Your Priorities Get Messed Up
Remember the good old days when you used to snap a photo so you could have a lovely memory of a certain experience? Today, you are likely taking one so you can post it directly online. Not that there is anything wrong with sharing. But the motives for doing so are badly positioned.
We have come to a point where we carefully construct our online lives that sometimes, have NOTHING to do with our real ones. Instead of sharing a moment with your loved ones and actually being there, you choose to disrupt it and connect to a virtual community.
This might not be so hard to explain as we embellish our lives through our Instagram filters so we feel more attention-worthy, more attractive, or more exciting than in real life.
An intriguing (and a bit creepy) photography art project by Egor Tsvetkov showed how different our virtual identities can be from the real ones and how reckless we often are when it comes to over-sharing information on social media.
Instagram Filters Force Fake Perfection
We tend to use our Instagram profiles as a way to show others who we are, to get more involved, and enhance our sense of belonging.
This is why it’s so easy to slip into the play-pretend game and show ourselves differently to the world – as we would like to be, NOT as we truly are. Searching for a perfect angle for a selfie may take hours, everyone has basic Photoshop skills nowadays, and picking a suitable filter became essential.
This year, a story of a former Instagram model became viral as she decided to speak up on the truth about her “perfect life” hidden behind her pictures. The technology keeps up with these bizarre trends: let’s just take a minute and contemplate the new iPhone with the built-in camera filter.
The message here is that we are naturally NOT beautiful enough. That we should focus on the beauty standards only a few can actually meet. We instantly feel bad about ourselves and reach out to the next best thing: adding Instagram filters.
Buzzfeed made a humorous story about fake lives on Instagram. A few laughs might not hurt, but seriously – instead of covering up or Photoshopping, we should take a holistic approach towards our body and mind.
Turn to organic vitamin C serum for a fresh look instead of masking your bad skin in Instagram filters. Actually eat that portion of healthy salad you’ve posted, instead of enjoying fast food. Go for a jog and savor it instead of spraying yourself with water and posting a “sweat” selfie that reflects your fitness-focused life.
Your Mental Health Might Be In Danger
By comparing yourself to others, you might get the feeling you’re not good enough. This is absurd right from the beginning; given the fact the constructed lives are most frequently beautified or not real at all.
In 2013, one study aimed to debunk the reasons and ways how women particularly get affected by social media when it comes to their personal body-image. TIME magazine also wrote about the social media as the toxic mirror, as well as BBC and other reputable media.

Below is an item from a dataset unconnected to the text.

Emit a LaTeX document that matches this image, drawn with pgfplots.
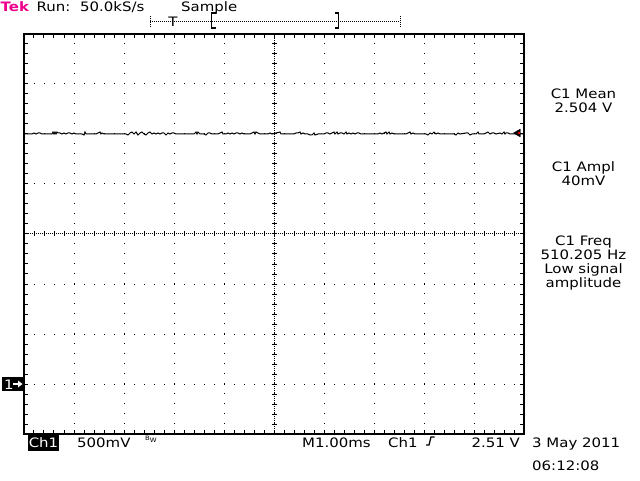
\documentclass[border=0pt]{standalone}
\usepackage{pgfplots}
\pgfplotsset{compat=1.18}
\usepackage{fontspec}
\newfontfamily\tekfam{DejaVu Sans}[FakeStretch=1.15]
\newcommand\tek{\tekfam\fontsize{13}{14}\selectfont}
\begin{document}
\begin{tikzpicture}
\useasboundingbox[fill=white] (0pt,0pt) rectangle (640pt,480pt);
\begin{axis}[
  at={(24pt,46pt)}, anchor=south west,
  scale only axis, width=500pt, height=400pt,
  xmin=0, xmax=10, ymin=-0.5, ymax=3.5,
  xtick={0,1,2,3,4,5,6,7,8,9,10},
  ytick={-0.5,0,0.5,1,1.5,2,2.5,3,3.5},
  minor x tick num=4, minor y tick num=4,
  xticklabels={,,}, yticklabels={,,},
  tick label style={opacity=0, text opacity=0},
  xtick pos=both, ytick pos=both,
  tick align=inside,
  major tick length=4pt, minor tick length=4pt,
  every tick/.style={black, line width=1pt},
  axis line style={black, line width=1.3pt},
  grid=major,
  major grid style={black, line width=1pt, dash pattern=on 1pt off 9pt},
  clip=false,
]
\addplot[black, line width=1pt] table {
0.00 2.50
0.08 2.50
0.16 2.50
0.20 2.51
0.24 2.50
0.28 2.51
0.32 2.51
0.36 2.50
0.48 2.50
0.56 2.50
0.58 2.52
0.60 2.50
0.62 2.52
0.64 2.50
0.66 2.52
0.68 2.51
0.72 2.51
0.76 2.50
0.80 2.51
0.84 2.50
0.88 2.51
0.92 2.51
0.96 2.50
1.00 2.51
1.04 2.50
1.16 2.50
1.20 2.49
1.22 2.52
1.24 2.50
1.44 2.50
1.48 2.51
1.52 2.52
1.54 2.50
1.56 2.51
1.60 2.50
2.00 2.50
2.04 2.50
2.08 2.49
2.12 2.51
2.16 2.52
2.20 2.50
2.24 2.52
2.28 2.49
2.32 2.51
2.36 2.52
2.40 2.50
2.44 2.49
2.48 2.51
2.52 2.52
2.56 2.50
2.60 2.51
2.64 2.50
2.68 2.51
2.72 2.50
2.76 2.51
2.80 2.51
2.84 2.49
2.88 2.51
2.92 2.50
2.96 2.51
3.00 2.51
3.04 2.50
3.40 2.50
3.44 2.52
3.46 2.50
3.48 2.52
3.52 2.50
3.60 2.50
3.64 2.49
3.68 2.51
3.72 2.51
3.76 2.50
3.88 2.50
3.92 2.51
3.96 2.52
3.98 2.50
4.04 2.50
4.08 2.51
4.12 2.50
4.16 2.51
4.20 2.50
4.24 2.51
4.28 2.51
4.32 2.50
4.36 2.51
4.40 2.50
4.52 2.50
4.56 2.51
4.60 2.52
4.62 2.50
4.64 2.52
4.68 2.51
4.72 2.50
4.88 2.50
4.92 2.51
4.96 2.50
5.12 2.52
5.14 2.50
5.40 2.50
5.44 2.51
5.48 2.51
5.52 2.52
5.54 2.50
5.58 2.51
5.62 2.50
5.68 2.50
5.72 2.49
5.76 2.49
5.80 2.51
5.82 2.49
5.88 2.50
6.00 2.50
6.04 2.51
6.08 2.51
6.12 2.50
6.16 2.51
6.20 2.52
6.22 2.50
6.26 2.52
6.28 2.50
6.32 2.51
6.36 2.51
6.40 2.50
6.44 2.52
6.46 2.50
6.50 2.51
6.54 2.50
6.58 2.51
6.62 2.50
6.66 2.51
6.70 2.51
6.74 2.50
7.08 2.50
7.12 2.51
7.16 2.50
7.20 2.51
7.24 2.52
7.26 2.50
7.30 2.52
7.32 2.50
7.36 2.51
7.40 2.50
7.64 2.50
7.68 2.51
7.72 2.52
7.74 2.50
7.78 2.51
7.82 2.50
8.00 2.50
8.04 2.50
8.08 2.49
8.12 2.51
8.16 2.50
8.20 2.52
8.24 2.50
8.28 2.51
8.32 2.50
8.60 2.50
8.64 2.49
8.68 2.51
8.72 2.50
8.84 2.51
8.88 2.51
8.92 2.49
8.96 2.50
9.04 2.50
9.08 2.52
9.10 2.50
9.20 2.50
9.24 2.51
9.28 2.52
9.32 2.50
9.36 2.51
9.40 2.51
9.44 2.50
9.52 2.51
9.56 2.50
9.60 2.52
9.62 2.50
9.64 2.51
9.68 2.51
9.72 2.50
10.00 2.50
};
% trigger level marker (2.51 V)
\addplot[only marks, mark=triangle*, mark size=4.5pt, mark options={rotate=90, fill=black, draw=black}] coordinates {(9.88,2.51)};
\addplot[only marks, mark=*, mark size=1pt, red] coordinates {(9.9,2.51)};
\end{axis}
\begin{scope}[x=1pt, y=-1pt, shift={(0pt,480pt)}]
  % center lines of the graticule
  \draw[black, line width=1pt, dash pattern=on 1pt off 1pt] (24,234) -- (524,234);
  \draw[black, line width=1pt, dash pattern=on 1pt off 1pt] (274,34) -- (274,434);
  \foreach \i in {1,...,49} \draw[black, line width=1pt] ({24+\i*10},231.5) -- ({24+\i*10},236.5);
  \foreach \j in {1,...,39} \draw[black, line width=1pt] (271.5,{34+\j*10}) -- (276.5,{34+\j*10});
  % top status line
  \node[anchor=base west, inner sep=0, text=magenta] at (0.5,12) {\tek\bfseries Tek};
  \node[anchor=base west, inner sep=0] at (36.5,12) {\tek Run:};
  \node[anchor=base west, inner sep=0] at (80,12) {\tek 50.0kS/s};
  \node[anchor=base west, inner sep=0] at (181,12) {\tek Sample};
  \draw[black, line width=1pt, dash pattern=on 1pt off 1pt] (150,22) -- (400,22);
  \draw[black, line width=1pt, dash pattern=on 1pt off 1pt] (150,16) -- (150,28);
  \draw[black, line width=1pt, dash pattern=on 1pt off 1pt] (400,16) -- (400,28);
  \node[anchor=base, inner sep=0] at (173,27) {\tek T};
  \draw[black, line width=1.5pt] (215.5,13) -- (211.5,13) -- (211.5,28) -- (215.5,28);
  \draw[black, line width=1.5pt] (334.5,13) -- (338.5,13) -- (338.5,28) -- (334.5,28);
  % right-hand measurement readouts
  \node[anchor=base, inner sep=0] at (583.5,99) {\tek C1 Mean};
  \node[anchor=base, inner sep=0] at (583.5,113) {\tek 2.504 V};
  \node[anchor=base, inner sep=0] at (583.5,172) {\tek C1 Ampl};
  \node[anchor=base, inner sep=0] at (583.5,186) {\tek 40mV};
  \node[anchor=base, inner sep=0] at (583.5,246) {\tek C1 Freq};
  \node[anchor=base, inner sep=0] at (583.5,260) {\tek 510.205 Hz};
  \node[anchor=base, inner sep=0] at (583.5,273) {\tek Low signal};
  \node[anchor=base, inner sep=0] at (583.5,287) {\tek amplitude};
  % ground marker
  \fill[black] (2,377) rectangle (24,391);
  \node[anchor=base west, inner sep=0, text=white] at (4,389) {\tek 1};
  \draw[white, line width=1.2pt] (13,384) -- (19,384);
  \fill[white] (22.5,384) -- (18,380.5) -- (18,387.5) -- cycle;
  % bottom status line
  \fill[black] (28,435) rectangle (59,451);
  \node[anchor=base, inner sep=0, text=white] at (43.5,447) {\tek Ch1};
  \node[anchor=base west, inner sep=0] at (77,447) {\tek 500mV};
  \node[anchor=base west, inner sep=0] at (145,440) {\tekfam\fontsize{6}{6}\selectfont B\raisebox{-2pt}{W}};
  \node[anchor=base west, inner sep=0] at (302,447) {\tek M1.00ms};
  \node[anchor=base west, inner sep=0] at (388,447) {\tek Ch1};
  \draw[black, line width=1.3pt] (426,445) -- (429,445) -- (431,437) -- (434.5,437);
  \node[anchor=base east, inner sep=0] at (520,447) {\tek 2.51 V};
  \node[anchor=base west, inner sep=0] at (532,447) {\tek 3 May 2011};
  \node[anchor=base west, inner sep=0] at (532,470) {\tek 06:12:08};
\end{scope}
\end{tikzpicture}
\end{document}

It is a burning issue that promotes poor self-esteem and body-image and can lead to eating disorders, body dysmorphia, even depression and suicidal thoughts (frequently among adolescents and forming adults).
The way you use Instagram filters may indicate signs of depression, and you might not even be aware of it. It can sneak up on you by making you feel indifferent, moody, or exhausted. You probably wouldn’t blame social media. Rather, you would say it’s due to a stressful day at work or lack of sleep.
Speaking of which, if you have a habit of scrolling through your phone just before sleep, it might be the EXACT thing that’s keeping you up at night. Artificial light from mobile device signals the brain it’s not yet time to rest.
In addition to triggering insomnia, frequently checking Instagram may cause anxiety and depression. The so-called “lurking” on social media – which is passively participating without posting or liking anything – is the worst kind of interaction. It makes one feel excluded. No wonder we try our best to keep posting and stay engaged.
Use Instagram Filters Sparingly
Instagram and other social media are NOT bad per se: you simply have to know how to use them. Becoming aware of how they can impact your life is the first step towards obtaining control. There’s more to life than a perfect caption, or the number of Likes.